Born in England around 1630, Joseph Morton immigrated to Carolina with his family in about 1681. He was a prominent Dissenter at a time when the Lords Proprietors were encouraging settlement by non-Anglicans, and in 1682 the proprietors named Joseph Morton a landgrave and appointed him governor.
Joseph Morton was politically at odds with the Goose Creek Men, who identified themselves with the Anglican Church. Their opposition to reforms favorable to Dissenters forced the Commons House of Assembly into stalemate. The Lords Proprietors replaced governor Morton with Sir Richard Kyrle, who arrived in Charleston in July 1684. [Kyrle died a few weeks later, and former governor Joseph West became interim governor.] In October 1685, the proprietors again selected Joseph Morton to serve as interim governor, replacing Robert Quary.
In the summer of 1686, Spanish forces in three galleys destroyed Stuart’s Town (near today’s Beaufort), then headed north for Charleston. They detoured up the North Edisto River to sack Governor Joseph Morton’s plantation, killing his brother-in-law. The invaders’ ships were scattered by a hurricane before they reached the Ashley River, but the close call drove Joseph Morton into alliance with the Goose Creek Men to plan a retaliatory attack on Saint Augustine. The adventure had nearly begun when new governor James Colleton arrived in November 1686, declared martial law, and prevented the vengeace raid.
Joseph Morton died in early 1688. His son Joseph Morton, Jr., inherited his landgrave’s patent and became politically influential in his own right.

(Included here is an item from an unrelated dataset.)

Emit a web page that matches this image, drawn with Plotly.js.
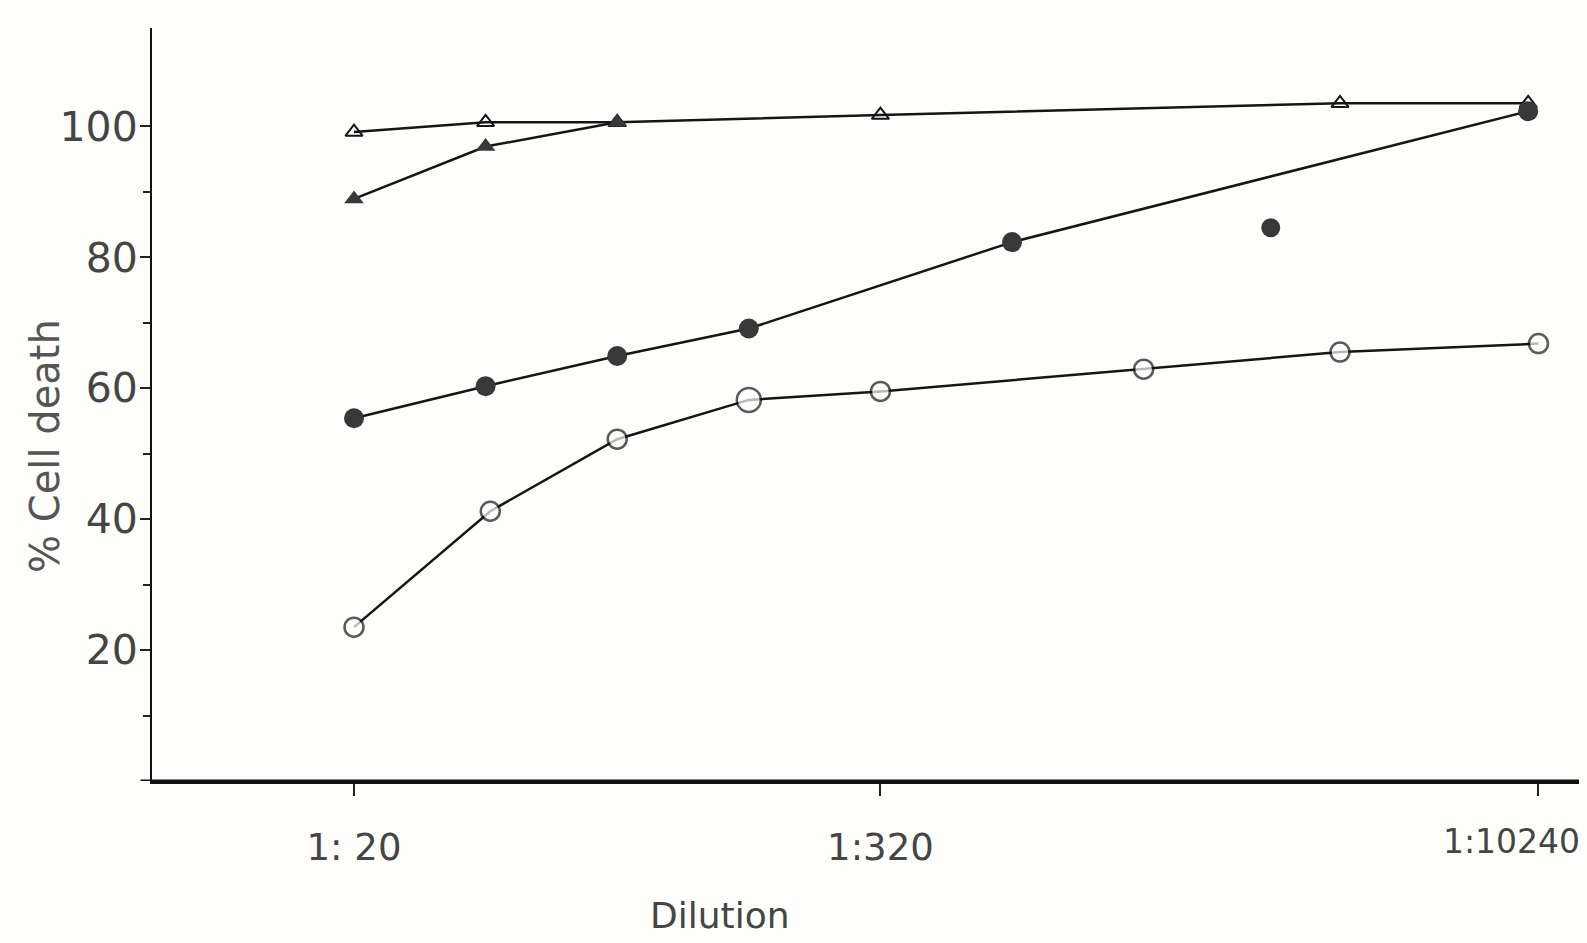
<!DOCTYPE html>
<html>
<head>
<meta charset="utf-8">
<script src="https://cdn.plot.ly/plotly-3.0.1.min.js"></script>
<style>
  html, body { margin: 0; padding: 0; background: #fefefb; }
  #chart { width: 1587px; height: 943px; }
</style>
</head>
<body>
<div id="chart"></div>
<script>
// Dilution factors (1:x) and % cell death
const openTriX = [20, 40, 80, 320, 3600, 9700];
const openTriY = [99.1, 100.6, 100.6, 101.7, 103.5, 103.5];

const filledTriX = [20, 40, 80];
const filledTriY = [88.9, 96.9, 100.6];

const filledCircX = [20, 40, 80, 160, 640, 9700];
const filledCircY = [55.4, 60.3, 64.9, 69.1, 82.3, 102.3];

const isolatedX = [2500];
const isolatedY = [84.5];

const openCircX = [20, 41, 80, 160, 320, 1280, 3600, 10240];
const openCircY = [23.5, 41.2, 52.2, 58.2, 59.5, 62.9, 65.5, 66.8];
const openCircSize = [19, 19, 19, 24, 19, 19, 19, 19];

const xTickVals = [20, 320, 10240];
const xTickText = ['1: 20', '1:320', ''];
const lastTickLabel = '1:10240';
const yTickVals = [20, 40, 60, 80, 100];
const yMinorVals = [10, 30, 50, 70, 90];

const lineColor = '#151515';
const fillColor = '#383838';
const textColor = '#454545';

const traces = [
  {
    x: openTriX, y: openTriY, mode: 'lines+markers', type: 'scatter',
    line: { color: lineColor, width: 2.5 },
    marker: { symbol: 'triangle-up-open', size: 15, color: lineColor, line: { width: 2, color: lineColor } }
  },
  {
    x: filledTriX, y: filledTriY, mode: 'lines+markers', type: 'scatter',
    line: { color: lineColor, width: 2.5 },
    marker: { symbol: 'triangle-up', size: 17, color: fillColor }
  },
  {
    x: filledCircX, y: filledCircY, mode: 'lines+markers', type: 'scatter',
    line: { color: lineColor, width: 2.5 },
    marker: { symbol: 'circle', size: 20, color: fillColor }
  },
  {
    x: isolatedX, y: isolatedY, mode: 'markers', type: 'scatter',
    marker: { symbol: 'circle', size: 19, color: fillColor }
  },
  {
    x: openCircX, y: openCircY, mode: 'lines+markers', type: 'scatter',
    line: { color: lineColor, width: 2.5 },
    marker: { symbol: 'circle', size: openCircSize, color: '#ffffff', line: { width: 2.5, color: lineColor } }
  }
];

const layout = {
  width: 1587, height: 943,
  margin: { l: 152, r: 8, t: 28, b: 162 },
  paper_bgcolor: '#fefefb',
  plot_bgcolor: '#fefefb',
  showlegend: false,
  font: { family: 'DejaVu Sans, sans-serif', color: textColor },
  xaxis: {
    type: 'log',
    range: [0.839, 4.103],
    tickvals: xTickVals,
    ticktext: xTickText,
    ticks: 'outside', ticklen: 12, tickwidth: 2, tickcolor: '#222',
    ticklabelstandoff: 20,
    showline: true, linecolor: '#111', linewidth: 3,
    showgrid: false, zeroline: false,
    tickfont: { size: 37, family: 'DejaVu Sans, sans-serif', color: textColor }
  },
  yaxis: {
    range: [0, 115],
    tickvals: yTickVals,
    ticks: 'outside', ticklen: 10, tickwidth: 2, tickcolor: '#222',
    ticklabelstandoff: -6,
    showline: true, linecolor: '#111', linewidth: 2,
    showgrid: false, zeroline: false,
    tickfont: { size: 41, family: 'DejaVu Sans, sans-serif', color: textColor },
    minor: { tickvals: yMinorVals, ticks: 'outside', ticklen: 7, tickwidth: 2, tickcolor: '#222', showgrid: false }
  },
  shapes: [
    { type: 'line', xref: 'paper', yref: 'y', x0: -0.008, x1: 1, y0: 0, y1: 0,
      line: { color: '#111', width: 3 } }
  ],
  annotations: [
    {
      text: 'Dilution', xref: 'paper', yref: 'paper',
      x: 0.398, y: -0.178, xanchor: 'center', yanchor: 'middle',
      showarrow: false,
      font: { size: 36, family: 'DejaVu Sans, sans-serif', color: textColor }
    },
    {
      text: '% Cell death', xref: 'paper', yref: 'paper',
      x: -0.075, y: 0.445, xanchor: 'center', yanchor: 'middle', textangle: -90,
      showarrow: false,
      font: { size: 40, family: 'DejaVu Sans, sans-serif', color: '#555' }
    },
    {
      text: lastTickLabel, xref: 'paper', yref: 'paper',
      x: 1.002, y: -0.08, xanchor: 'right', yanchor: 'middle',
      showarrow: false,
      font: { size: 33, family: 'DejaVu Sans, sans-serif', color: textColor }
    }
  ]
};

Plotly.newPlot('chart', traces, layout, { displayModeBar: false, staticPlot: true });
</script>
</body>
</html>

Roper, L. H. “Morton, Joseph, Sr.” Walter Edgar, ed. South Carolina Encyclopedia. University of South Carolina Press, 2006.
Salley, A. S., Jr. “Governor Joseph Morton and Some of His Descendants.” South Carolina Historical and Genealogical Magazine. Vol. 5. (1904).
 

Nicolas Sanson, “Carte Particuliere de la Caroline.” Amsterdam, Pierre Mortier, 1696. From the collections of the Birmingham Public Library http://alabamamaps.ua.edu

Although Governor Joseph Morton had died when this map was published, his name was shown at his plantation on the South Edisto River. His son, Landgrave Joseph Morton, held his own land on Wadmalaw Island.